Were the stay-at-home policy to last one month, and then we’re back on the streets and at work, that 30% drop—the vacation trips we didn’t take; the cars we didn’t buy; the groceries we didn’t buy; the rent or mortgage payments we didn’t make; the jobs we didn’t work, the products our employers didn’t produce; the income the banks, dealerships, and travel facilities didn’t take in—all of these would hurt, a lot, but these are things all of us can last through. That includes the businesses that employ us so we have jobs to go back to, earning income to spend and save, and the businesses can start getting their own income stream going again.
This won’t happen all at once; the recovery will ripple. We spend and businesses reemploy so we have income to spend. That initial pairing is the key; both have to happen roughly together at the outset, and so they will happen only with what I’ll call the primary pairing: goods and services that we as individuals must have to survive: groceries, fuel for our transportation to get to the stores and our jobs; and that our “primary” businesses need: our rent/mortgage payments, income from our necessities buying.
As those get going again (grocers, for instance, are on bare bones manning during the present situation), farmers and other food producers can produce, food processors can process, other necessities producers and processors can get going again and so hire again—and reemployment and income production, and spending, expands. Probably pretty quickly, too, as actual income won’t be needed universally to feed this growth: we’re a debt-driven economy, and (nearly) everyone’s credit will still be good.
The problem arises if the broad-based stay-at-home reaction lasts for two months. Aside from that resulting in an additional 30% drop in GDP—in our spending and earning along with those of our businesses—it would result in a more critical outcome: bankruptcy and businesses disappearing.

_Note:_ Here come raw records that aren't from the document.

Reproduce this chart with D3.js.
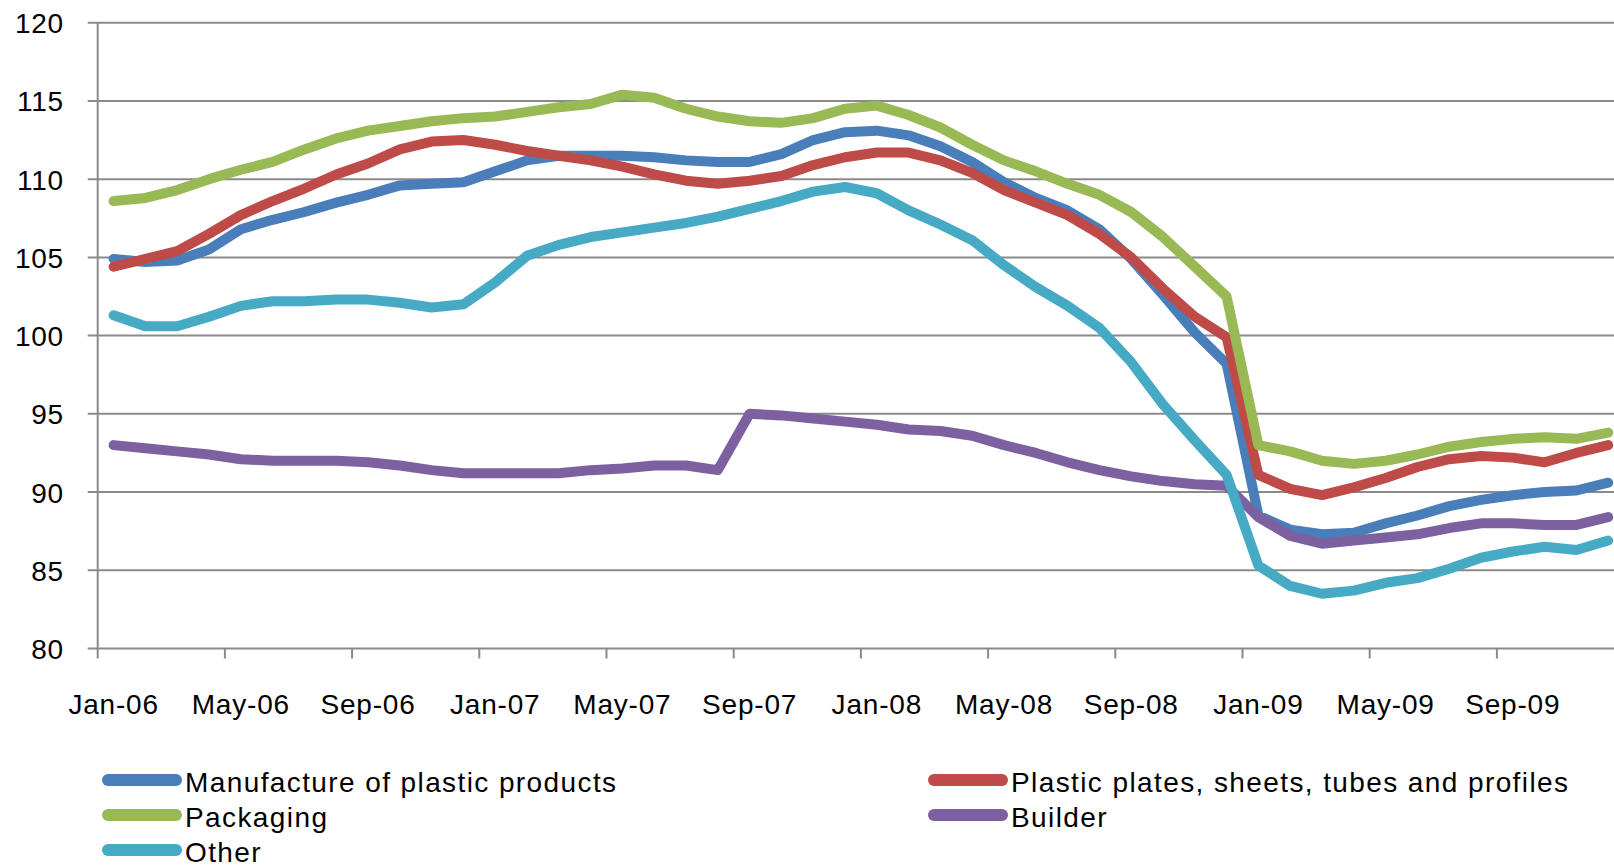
<!DOCTYPE html>
<html lang="en">
<head>
<meta charset="utf-8">
<title>Plastics production index 2006-2009</title>
<script src="https://cdn.jsdelivr.net/npm/d3@7"></script>
<style>
  body { margin: 0; background: #fff; }
  svg { display: block; font-family: "Liberation Sans", Arial, sans-serif; }
</style>
</head>
<body>
<div id="chart"></div>
<script>
// months on the x axis (Jan-06 .. Dec-09)
var months = [
  "Jan-06","Feb-06","Mar-06","Apr-06","May-06","Jun-06","Jul-06","Aug-06","Sep-06","Oct-06","Nov-06","Dec-06",
  "Jan-07","Feb-07","Mar-07","Apr-07","May-07","Jun-07","Jul-07","Aug-07","Sep-07","Oct-07","Nov-07","Dec-07",
  "Jan-08","Feb-08","Mar-08","Apr-08","May-08","Jun-08","Jul-08","Aug-08","Sep-08","Oct-08","Nov-08","Dec-08",
  "Jan-09","Feb-09","Mar-09","Apr-09","May-09","Jun-09","Jul-09","Aug-09","Sep-09","Oct-09","Nov-09","Dec-09"
];
// labels shown under the axis
var tickLabels = ["Jan-06","May-06","Sep-06","Jan-07","May-07","Sep-07","Jan-08","May-08","Sep-08","Jan-09","May-09","Sep-09"];
var yTicks = [80, 85, 90, 95, 100, 105, 110, 115, 120];

var seriesNames = ["Manufacture of plastic products", "Plastic plates, sheets, tubes and profiles", "Packaging", "Builder", "Other"];
var seriesColors = ["#4a7ebb", "#be4b48", "#98b954", "#7d60a0", "#46aac5"];

var manufacture = [104.9,104.7,104.8,105.5,106.8,107.4,107.9,108.5,109.0,109.6,109.7,109.8,
                   110.5,111.2,111.5,111.5,111.5,111.4,111.2,111.1,111.1,111.6,112.5,113.0,
                   113.1,112.8,112.1,111.1,109.8,108.8,108.0,106.8,104.9,102.6,100.2,98.2,
                   88.5,87.6,87.3,87.4,88.0,88.5,89.1,89.5,89.8,90.0,90.1,90.6];
var plates = [104.4,104.9,105.4,106.5,107.7,108.6,109.4,110.3,111.0,111.9,112.4,112.5,
              112.2,111.8,111.5,111.2,110.8,110.3,109.9,109.7,109.9,110.2,110.9,111.4,
              111.7,111.7,111.2,110.4,109.3,108.5,107.7,106.5,105.0,103.0,101.2,99.9,
              91.1,90.2,89.8,90.3,90.9,91.6,92.1,92.3,92.2,91.9,92.5,93.0];
var packaging = [108.6,108.8,109.3,110.0,110.6,111.1,111.9,112.6,113.1,113.4,113.7,113.9,
                 114.0,114.3,114.6,114.8,115.4,115.2,114.5,114.0,113.7,113.6,113.9,114.5,
                 114.7,114.1,113.3,112.2,111.2,110.5,109.7,109.0,107.9,106.3,104.4,102.5,
                 93.0,92.6,92.0,91.8,92.0,92.4,92.9,93.2,93.4,93.5,93.4,93.8];
var builder = [93.0,92.8,92.6,92.4,92.1,92.0,92.0,92.0,91.9,91.7,91.4,91.2,
               91.2,91.2,91.2,91.4,91.5,91.7,91.7,91.4,95.0,94.9,94.7,94.5,
               94.3,94.0,93.9,93.6,93.0,92.5,91.9,91.4,91.0,90.7,90.5,90.4,
               88.4,87.2,86.7,86.9,87.1,87.3,87.7,88.0,88.0,87.9,87.9,88.4];
var other = [101.3,100.6,100.6,101.2,101.9,102.2,102.2,102.3,102.3,102.1,101.8,102.0,
             103.4,105.1,105.8,106.3,106.6,106.9,107.2,107.6,108.1,108.6,109.2,109.5,
             109.1,108.0,107.1,106.1,104.5,103.1,101.9,100.5,98.3,95.6,93.3,91.1,
             85.3,84.0,83.5,83.7,84.2,84.5,85.1,85.8,86.2,86.5,86.3,86.9];

var seriesValues = [manufacture, plates, packaging, builder, other];

var w = 1614, h = 868;
var plotLeft = 97.7, plotTop = 22.7, plotBottom = 648.5, monthW = 31.8;

var svg = d3.select("#chart").append("svg")
    .attr("width", w)
    .attr("height", h);

// scales
var xScale = d3.scaleBand()
    .domain(months)
    .range([plotLeft, plotLeft + months.length * monthW]);
var yScale = d3.scaleLinear()
    .domain([80, 120])
    .range([plotBottom, plotTop]);

// gridlines
svg.append("g").selectAll("line")
   .data(yTicks)
   .enter().append("line")
   .attr("x1", plotLeft - 10)
   .attr("x2", w)
   .attr("y1", function(d){ return yScale(d); })
   .attr("y2", function(d){ return yScale(d); })
   .attr("stroke", "#8a8a8a")
   .attr("stroke-width", 2);

// y axis line
svg.append("line")
   .attr("x1", plotLeft).attr("x2", plotLeft)
   .attr("y1", plotTop).attr("y2", plotBottom)
   .attr("stroke", "#8a8a8a")
   .attr("stroke-width", 2);

// y labels
svg.append("g").selectAll("text")
   .data(yTicks)
   .enter().append("text")
   .attr("x", 64)
   .attr("y", function(d){ return yScale(d) + 10.5; })
   .attr("text-anchor", "end")
   .attr("font-size", "28px")
   .attr("letter-spacing", "0.8px")
   .attr("fill", "#000")
   .text(function(d){ return d; });

// x tick marks sit on the category boundaries
svg.append("g").selectAll("line")
   .data(tickLabels)
   .enter().append("line")
   .attr("x1", function(d){ return xScale(d); })
   .attr("x2", function(d){ return xScale(d); })
   .attr("y1", plotBottom)
   .attr("y2", plotBottom + 10)
   .attr("stroke", "#8a8a8a")
   .attr("stroke-width", 2);

// x labels
var xAxis = d3.axisBottom(xScale)
    .tickValues(tickLabels)
    .tickSize(0)
    .tickPadding(0);
var gx = svg.append("g")
   .attr("transform", "translate(0," + plotBottom + ")")
   .call(xAxis);
gx.select(".domain").remove();
gx.selectAll("text")
  .attr("y", 65.5)
  .attr("dy", null)
  .attr("font-size", "28px")
  .attr("font-family", "Liberation Sans, Arial, sans-serif")
  .attr("letter-spacing", "0.8px")
  .attr("fill", "#000");

// lines
var line = d3.line()
    .x(function(d, i){ return xScale(months[i]) + xScale.bandwidth() / 2; })
    .y(function(d){ return yScale(d); });

svg.append("g").selectAll("path")
   .data(seriesValues)
   .enter().append("path")
   .attr("d", line)
   .attr("fill", "none")
   .attr("stroke", function(d, i){ return seriesColors[i]; })
   .attr("stroke-width", 10)
   .attr("stroke-linejoin", "round")
   .attr("stroke-linecap", "round");

// legend, two columns
var legendCols = [108, 934];
var legendRows = [780, 815, 850];
var legend = svg.append("g").selectAll("g")
   .data(seriesNames)
   .enter().append("g")
   .attr("transform", function(d, i){
       return "translate(" + legendCols[i % 2] + "," + legendRows[Math.floor(i / 2)] + ")";
   });
legend.append("line")
   .attr("x1", 0).attr("x2", 68)
   .attr("y1", 0).attr("y2", 0)
   .attr("stroke", function(d, i){ return seriesColors[i]; })
   .attr("stroke-width", 12)
   .attr("stroke-linecap", "round");
legend.append("text")
   .attr("x", 77)
   .attr("y", 12)
   .attr("font-size", "28px")
   .attr("letter-spacing", "1.4px")
   .attr("fill", "#000")
   .text(function(d){ return d; });
</script>
</body>
</html>
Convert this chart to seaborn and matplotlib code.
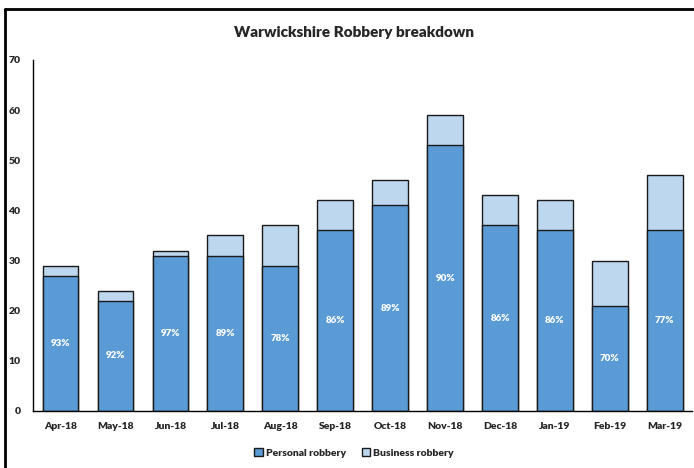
import matplotlib
matplotlib.use("Agg")
from matplotlib import pyplot as plt
from matplotlib.lines import Line2D
from matplotlib.patches import Patch
import seaborn as sns
import pandas as pd

months = ['Apr-18', 'May-18', 'Jun-18', 'Jul-18', 'Aug-18', 'Sep-18',
          'Oct-18', 'Nov-18', 'Dec-18', 'Jan-19', 'Feb-19', 'Mar-19']
personal = [27, 22, 31, 31, 29, 36, 41, 53, 37, 36, 21, 36]
business = [2, 2, 1, 4, 8, 6, 5, 6, 6, 6, 9, 11]

dark = '#5B9BD5'
light = '#BDD7EE'

df = pd.DataFrame({'month': months, 'personal': personal, 'business': business})
df['total'] = df['personal'] + df['business']

sns.set_style('white')
plt.rcParams['font.family'] = ['Lato', 'DejaVu Sans']

fig = plt.figure(figsize=(6.94, 4.68), dpi=100)
ax = fig.add_axes([0.0476, 0.1218, 0.95, 0.75])

# total first (business shows on top), then personal over it
sns.barplot(data=df, x='month', y='total', color=light, width=0.65,
            edgecolor='#1a1a1a', linewidth=1, saturation=1, ax=ax)
sns.barplot(data=df, x='month', y='personal', color=dark, width=0.65,
            edgecolor='#1a1a1a', linewidth=1, saturation=1, ax=ax)

for i, row in df.iterrows():
    pct = round(100 * row['personal'] / row['total'])
    ax.text(i, row['personal'] / 2, f'{pct}%', ha='center', va='center',
            color='white', fontsize=7, fontweight='heavy')

ax.set_ylim(0, 70)
ax.set_xlim(-0.5, 11.5)
ax.set_yticks(range(0, 71, 10))
ax.set_xlabel('')
ax.set_ylabel('')
ax.tick_params(axis='both', length=0, labelsize=7.5)
ax.tick_params(axis='y', pad=9)
ax.tick_params(axis='x', pad=8)
for lab in ax.get_xticklabels() + ax.get_yticklabels():
    lab.set_fontweight('heavy')
sns.despine(ax=ax, top=True, right=True)
ax.spines['left'].set_color('black')
ax.spines['bottom'].set_color('black')
ax.spines['left'].set_linewidth(1)
ax.spines['bottom'].set_linewidth(1)

fig.text(0.51, 0.93, 'Warwickshire Robbery breakdown', ha='center', va='center',
         fontsize=11, fontweight='heavy')

handles = [Patch(facecolor=dark, edgecolor='#1a1a1a', label='Personal robbery'),
           Patch(facecolor=light, edgecolor='#1a1a1a', label='Business robbery')]
leg = fig.legend(handles=handles, loc='center', bbox_to_anchor=(0.51, 0.032), ncol=2,
                 frameon=False, fontsize=7.5, handlelength=0.8, handleheight=0.8,
                 handletextpad=0.3, columnspacing=1.5)
for t in leg.get_texts():
    t.set_fontweight('heavy')

# outer frame lines (left and top)
fig.add_artist(Line2D([0.0065, 0.0065], [0, 0.98], color='black', lw=2,
                      transform=fig.transFigure))
fig.add_artist(Line2D([0.0065, 1], [0.98, 0.98], color='black', lw=2,
                      transform=fig.transFigure))

fig.savefig('out.png', dpi=100)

The most vulnerable are tiny-margin businesses—grocers, for instance—and the mom-and-pop and other small businesses, entities that have the bulk of our nation’s jobs. These businesses, aside from the thin profit margins on which they inherently operate, also operate on thin lines of credit. And us individuals operate on thin savings.
Two months may be longer than we—especially those businesses—can last. The businesses, in widespread fashion, are likely to go bankrupt and associated jobs disappear. That breaks that essential first-step pairing of our spending and our returning to our jobs to earn income to spend (and save).
That’s a much harder state from which to restart our economy, and that likely would take much vaster Government intervention to effect. And that’s something we don’t want to have happen.